The problems with this are numerous:
- It’s arbitrary. There are medical reasons for a year of HRT for lower surgery, but not for living full time in role.
- Requirements of being employed have nothing to do with a stable, well founded gender identity.
- Whilst individuals vary greatly, some people have considerably more difficulty being read as their gender prior to HRT, and AMAB people are more likely to recieve certain forms of harassment if people read them incorrectly. Forcing people into public facing roles to get the treatment they need puts them at direct risk of violence, harassment and discrimination.
- What ‘real life’ is being experienced? From my own and others’ experience, I know that living full time as a woman pre HRT is vastly different to being full-time after a year on HRT. The near daily abuse and marginalisation, with incumbent stress, is not the real life I’m experiencing now, but was a feature of living as a woman who was visibly trans*. The RLE required is entirely unrepresentative.
- For all the regional variation and obfustication, the 2 years of RLE for surgery is well known, and patients work to it. The lengthy requirement can prompt patients to ‘start the clock’ running on RLE long before they are ready. Who knows how much suffering has come from that, or from knowing that no help will come before an arbitrary deadline?
- Patients remain on the GIC’s book during this period: the aforementioned zebras get called in for appointments to needlessly check that they’re still serious, then sent away to wait another 5 months. This takes up appointments that could help patients who are less certain of their needs.

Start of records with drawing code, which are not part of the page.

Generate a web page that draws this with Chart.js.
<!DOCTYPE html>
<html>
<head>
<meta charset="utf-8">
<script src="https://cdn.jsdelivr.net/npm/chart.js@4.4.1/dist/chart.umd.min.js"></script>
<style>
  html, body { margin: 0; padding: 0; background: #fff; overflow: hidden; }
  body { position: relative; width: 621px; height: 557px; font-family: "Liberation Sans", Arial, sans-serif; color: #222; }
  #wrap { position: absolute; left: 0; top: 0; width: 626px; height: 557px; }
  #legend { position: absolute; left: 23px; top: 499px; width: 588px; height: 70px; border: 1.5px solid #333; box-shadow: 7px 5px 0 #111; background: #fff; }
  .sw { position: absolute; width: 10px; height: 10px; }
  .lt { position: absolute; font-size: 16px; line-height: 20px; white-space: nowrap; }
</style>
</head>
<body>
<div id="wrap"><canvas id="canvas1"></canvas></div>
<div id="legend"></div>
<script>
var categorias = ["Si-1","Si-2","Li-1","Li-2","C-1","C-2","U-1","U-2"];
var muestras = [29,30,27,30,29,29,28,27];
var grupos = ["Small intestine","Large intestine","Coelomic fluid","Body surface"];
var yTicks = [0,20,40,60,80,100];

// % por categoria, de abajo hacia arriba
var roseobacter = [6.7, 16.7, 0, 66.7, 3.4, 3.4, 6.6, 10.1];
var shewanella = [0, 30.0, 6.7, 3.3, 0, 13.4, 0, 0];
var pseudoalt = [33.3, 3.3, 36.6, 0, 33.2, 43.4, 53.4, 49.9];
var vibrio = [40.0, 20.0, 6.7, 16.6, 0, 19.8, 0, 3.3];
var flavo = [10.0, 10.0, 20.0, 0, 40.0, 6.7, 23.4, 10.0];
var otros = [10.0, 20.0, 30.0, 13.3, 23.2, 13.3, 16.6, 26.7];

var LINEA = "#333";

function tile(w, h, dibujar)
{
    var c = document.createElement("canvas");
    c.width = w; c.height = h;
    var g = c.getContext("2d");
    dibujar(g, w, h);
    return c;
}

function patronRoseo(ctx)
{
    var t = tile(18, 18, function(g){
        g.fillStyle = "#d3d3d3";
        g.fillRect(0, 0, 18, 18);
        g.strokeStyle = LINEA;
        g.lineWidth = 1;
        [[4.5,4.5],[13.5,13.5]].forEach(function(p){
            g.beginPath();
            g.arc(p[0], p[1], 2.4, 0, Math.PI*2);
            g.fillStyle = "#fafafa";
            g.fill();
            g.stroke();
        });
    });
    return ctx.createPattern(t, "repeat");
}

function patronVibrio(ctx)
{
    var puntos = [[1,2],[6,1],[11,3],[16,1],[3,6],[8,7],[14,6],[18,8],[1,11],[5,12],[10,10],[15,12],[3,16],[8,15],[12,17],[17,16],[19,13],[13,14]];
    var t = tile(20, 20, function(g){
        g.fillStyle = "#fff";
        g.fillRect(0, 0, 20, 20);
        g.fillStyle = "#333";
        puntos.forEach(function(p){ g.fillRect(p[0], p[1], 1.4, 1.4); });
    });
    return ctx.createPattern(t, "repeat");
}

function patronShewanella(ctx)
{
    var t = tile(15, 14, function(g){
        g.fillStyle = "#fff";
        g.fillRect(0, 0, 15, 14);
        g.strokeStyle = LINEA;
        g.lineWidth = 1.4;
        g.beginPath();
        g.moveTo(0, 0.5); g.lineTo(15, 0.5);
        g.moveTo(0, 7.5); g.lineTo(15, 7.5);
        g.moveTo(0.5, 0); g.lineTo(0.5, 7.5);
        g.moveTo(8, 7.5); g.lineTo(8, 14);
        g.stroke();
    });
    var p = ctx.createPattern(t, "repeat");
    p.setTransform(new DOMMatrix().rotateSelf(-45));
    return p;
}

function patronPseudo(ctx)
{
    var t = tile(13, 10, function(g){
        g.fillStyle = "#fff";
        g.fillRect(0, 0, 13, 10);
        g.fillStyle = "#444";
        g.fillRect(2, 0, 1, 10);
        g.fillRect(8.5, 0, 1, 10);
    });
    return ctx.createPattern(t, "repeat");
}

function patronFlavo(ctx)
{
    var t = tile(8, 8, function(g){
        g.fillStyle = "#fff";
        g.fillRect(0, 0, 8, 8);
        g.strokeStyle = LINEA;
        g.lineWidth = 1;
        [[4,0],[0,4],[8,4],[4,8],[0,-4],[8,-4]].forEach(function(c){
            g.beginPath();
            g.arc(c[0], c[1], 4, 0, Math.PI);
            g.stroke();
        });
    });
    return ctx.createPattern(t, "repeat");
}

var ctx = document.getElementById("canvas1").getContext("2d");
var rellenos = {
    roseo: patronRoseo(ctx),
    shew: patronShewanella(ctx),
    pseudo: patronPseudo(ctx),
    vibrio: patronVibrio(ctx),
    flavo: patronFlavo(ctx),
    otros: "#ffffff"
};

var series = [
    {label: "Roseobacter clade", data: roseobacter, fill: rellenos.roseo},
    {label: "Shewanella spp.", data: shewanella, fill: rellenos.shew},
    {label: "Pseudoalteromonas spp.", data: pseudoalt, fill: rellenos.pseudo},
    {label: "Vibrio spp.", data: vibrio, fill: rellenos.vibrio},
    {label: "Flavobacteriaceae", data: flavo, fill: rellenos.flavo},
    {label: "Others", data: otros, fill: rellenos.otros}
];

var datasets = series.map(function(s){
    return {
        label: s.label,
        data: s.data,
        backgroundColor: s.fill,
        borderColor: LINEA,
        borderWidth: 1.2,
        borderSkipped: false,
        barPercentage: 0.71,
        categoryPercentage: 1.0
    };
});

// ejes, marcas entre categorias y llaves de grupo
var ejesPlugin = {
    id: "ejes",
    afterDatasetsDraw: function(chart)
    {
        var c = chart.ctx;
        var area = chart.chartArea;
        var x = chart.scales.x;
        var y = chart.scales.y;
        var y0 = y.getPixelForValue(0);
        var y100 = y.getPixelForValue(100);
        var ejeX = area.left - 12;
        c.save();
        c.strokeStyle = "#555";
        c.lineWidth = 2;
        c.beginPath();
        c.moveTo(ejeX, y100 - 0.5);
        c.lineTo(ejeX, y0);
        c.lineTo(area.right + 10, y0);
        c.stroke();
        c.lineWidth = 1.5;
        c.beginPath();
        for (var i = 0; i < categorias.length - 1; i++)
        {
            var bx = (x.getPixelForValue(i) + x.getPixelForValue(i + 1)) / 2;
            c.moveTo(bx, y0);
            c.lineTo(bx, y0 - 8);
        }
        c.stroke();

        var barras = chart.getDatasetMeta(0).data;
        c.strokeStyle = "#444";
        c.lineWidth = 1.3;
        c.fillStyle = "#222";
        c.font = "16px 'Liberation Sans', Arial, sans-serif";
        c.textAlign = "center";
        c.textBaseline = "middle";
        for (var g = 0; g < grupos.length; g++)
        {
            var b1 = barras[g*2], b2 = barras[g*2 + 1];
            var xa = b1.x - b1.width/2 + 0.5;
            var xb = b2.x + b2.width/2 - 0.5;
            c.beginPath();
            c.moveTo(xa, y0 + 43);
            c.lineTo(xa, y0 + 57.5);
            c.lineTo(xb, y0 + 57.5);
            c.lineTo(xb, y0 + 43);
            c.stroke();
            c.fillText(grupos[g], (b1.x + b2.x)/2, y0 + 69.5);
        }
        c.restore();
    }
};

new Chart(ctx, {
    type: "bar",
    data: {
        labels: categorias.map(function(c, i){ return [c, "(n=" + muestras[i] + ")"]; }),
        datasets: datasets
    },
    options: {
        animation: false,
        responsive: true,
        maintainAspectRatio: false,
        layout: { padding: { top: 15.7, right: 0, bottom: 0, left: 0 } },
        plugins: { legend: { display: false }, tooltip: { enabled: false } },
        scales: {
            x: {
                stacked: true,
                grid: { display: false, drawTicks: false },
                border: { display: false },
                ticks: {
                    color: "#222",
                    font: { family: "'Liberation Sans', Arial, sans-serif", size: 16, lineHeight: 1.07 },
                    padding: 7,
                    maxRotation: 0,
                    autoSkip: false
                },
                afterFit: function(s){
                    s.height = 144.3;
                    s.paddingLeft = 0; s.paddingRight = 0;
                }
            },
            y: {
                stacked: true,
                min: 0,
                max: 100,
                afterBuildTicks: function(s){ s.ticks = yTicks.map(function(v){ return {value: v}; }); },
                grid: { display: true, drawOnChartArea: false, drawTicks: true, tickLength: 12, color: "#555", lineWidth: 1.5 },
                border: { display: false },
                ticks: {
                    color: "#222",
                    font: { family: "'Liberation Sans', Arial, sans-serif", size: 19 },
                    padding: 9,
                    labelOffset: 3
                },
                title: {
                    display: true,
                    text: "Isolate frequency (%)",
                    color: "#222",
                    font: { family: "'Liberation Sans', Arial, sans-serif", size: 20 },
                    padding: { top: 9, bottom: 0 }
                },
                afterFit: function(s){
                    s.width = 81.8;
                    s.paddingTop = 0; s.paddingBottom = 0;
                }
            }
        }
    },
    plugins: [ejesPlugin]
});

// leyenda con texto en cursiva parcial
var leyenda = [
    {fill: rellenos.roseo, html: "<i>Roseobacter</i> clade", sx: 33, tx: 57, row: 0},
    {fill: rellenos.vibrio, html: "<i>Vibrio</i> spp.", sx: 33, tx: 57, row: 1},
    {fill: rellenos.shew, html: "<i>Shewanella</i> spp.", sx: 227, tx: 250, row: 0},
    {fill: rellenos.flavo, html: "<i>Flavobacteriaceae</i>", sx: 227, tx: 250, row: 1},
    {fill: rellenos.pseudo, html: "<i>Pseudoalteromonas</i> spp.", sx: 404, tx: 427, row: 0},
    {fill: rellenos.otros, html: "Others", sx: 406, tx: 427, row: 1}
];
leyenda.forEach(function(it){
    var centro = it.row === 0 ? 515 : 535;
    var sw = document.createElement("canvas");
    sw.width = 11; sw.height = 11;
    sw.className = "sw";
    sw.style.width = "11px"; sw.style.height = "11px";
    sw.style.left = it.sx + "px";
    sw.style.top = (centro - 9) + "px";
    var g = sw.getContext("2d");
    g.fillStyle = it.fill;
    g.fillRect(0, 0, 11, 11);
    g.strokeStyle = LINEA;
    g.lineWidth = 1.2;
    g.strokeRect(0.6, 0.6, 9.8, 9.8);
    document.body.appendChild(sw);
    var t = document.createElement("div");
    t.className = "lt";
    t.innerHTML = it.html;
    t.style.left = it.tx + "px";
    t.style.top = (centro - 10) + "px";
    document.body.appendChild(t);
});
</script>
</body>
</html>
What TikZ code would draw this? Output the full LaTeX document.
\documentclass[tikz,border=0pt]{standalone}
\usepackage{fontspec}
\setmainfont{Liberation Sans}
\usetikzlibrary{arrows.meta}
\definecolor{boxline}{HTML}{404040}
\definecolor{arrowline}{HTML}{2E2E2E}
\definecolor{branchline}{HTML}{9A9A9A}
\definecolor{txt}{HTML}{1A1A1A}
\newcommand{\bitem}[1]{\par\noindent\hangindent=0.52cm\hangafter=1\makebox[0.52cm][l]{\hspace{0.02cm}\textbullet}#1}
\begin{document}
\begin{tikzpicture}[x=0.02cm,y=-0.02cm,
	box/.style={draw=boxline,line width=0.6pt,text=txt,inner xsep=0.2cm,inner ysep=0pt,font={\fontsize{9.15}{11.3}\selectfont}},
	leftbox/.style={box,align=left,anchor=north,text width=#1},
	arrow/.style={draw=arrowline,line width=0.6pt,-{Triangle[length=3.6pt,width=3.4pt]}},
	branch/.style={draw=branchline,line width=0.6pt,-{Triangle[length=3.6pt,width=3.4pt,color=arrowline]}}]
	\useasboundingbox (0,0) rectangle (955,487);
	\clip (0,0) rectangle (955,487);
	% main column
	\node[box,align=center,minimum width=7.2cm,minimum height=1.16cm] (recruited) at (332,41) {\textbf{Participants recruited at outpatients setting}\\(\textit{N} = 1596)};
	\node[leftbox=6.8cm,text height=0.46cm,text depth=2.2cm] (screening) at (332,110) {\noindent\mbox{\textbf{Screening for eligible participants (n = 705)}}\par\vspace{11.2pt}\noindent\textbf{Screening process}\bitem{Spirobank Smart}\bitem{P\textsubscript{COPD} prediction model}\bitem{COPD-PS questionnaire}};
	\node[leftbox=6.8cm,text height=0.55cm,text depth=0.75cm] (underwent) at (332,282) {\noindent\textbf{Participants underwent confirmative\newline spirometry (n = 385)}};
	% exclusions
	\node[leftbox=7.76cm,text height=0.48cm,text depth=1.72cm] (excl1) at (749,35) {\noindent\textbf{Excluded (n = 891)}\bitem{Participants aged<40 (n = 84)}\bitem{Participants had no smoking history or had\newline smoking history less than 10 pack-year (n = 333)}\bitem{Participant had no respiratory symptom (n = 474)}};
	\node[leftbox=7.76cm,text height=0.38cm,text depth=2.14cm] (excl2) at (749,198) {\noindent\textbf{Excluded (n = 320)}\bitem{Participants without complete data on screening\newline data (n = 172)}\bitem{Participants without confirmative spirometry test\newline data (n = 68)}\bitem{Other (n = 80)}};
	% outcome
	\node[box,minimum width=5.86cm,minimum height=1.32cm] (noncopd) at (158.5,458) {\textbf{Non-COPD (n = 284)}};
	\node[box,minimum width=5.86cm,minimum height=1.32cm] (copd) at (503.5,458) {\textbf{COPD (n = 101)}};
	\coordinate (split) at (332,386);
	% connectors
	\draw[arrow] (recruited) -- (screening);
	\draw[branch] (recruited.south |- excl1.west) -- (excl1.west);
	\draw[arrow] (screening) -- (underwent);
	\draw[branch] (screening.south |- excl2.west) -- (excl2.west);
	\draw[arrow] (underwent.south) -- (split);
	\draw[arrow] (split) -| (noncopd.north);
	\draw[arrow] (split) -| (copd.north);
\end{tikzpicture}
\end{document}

Overall, this protocol standardises existing Charing Cross treatment, which is already behind the times in not adjusting to WPATH’s SOC 7, and seems particularly inadequate when compared to the updated Scottish protocol. Most worryingly, its requirements standardise the appointments that add to the waiting times, administrative burden (which currently means Charing Cross are taking 2-3 months to send appointment summaries) and sense of disempowerment that service users experience. With multiple screenings, assessment and ‘time for reflection’, it is particularly unsuited to those who have a clear understanding of their identity and wish to proceed, and who have thought over their option extensively prior to seeking a referral. If this protocol is to last for any significant time, it will hold service users to standards that are already inadequate – If the next update will last, we need to fight for a protocol that truly moves treatment forward, so make sure to give your views in the protocol’s survey.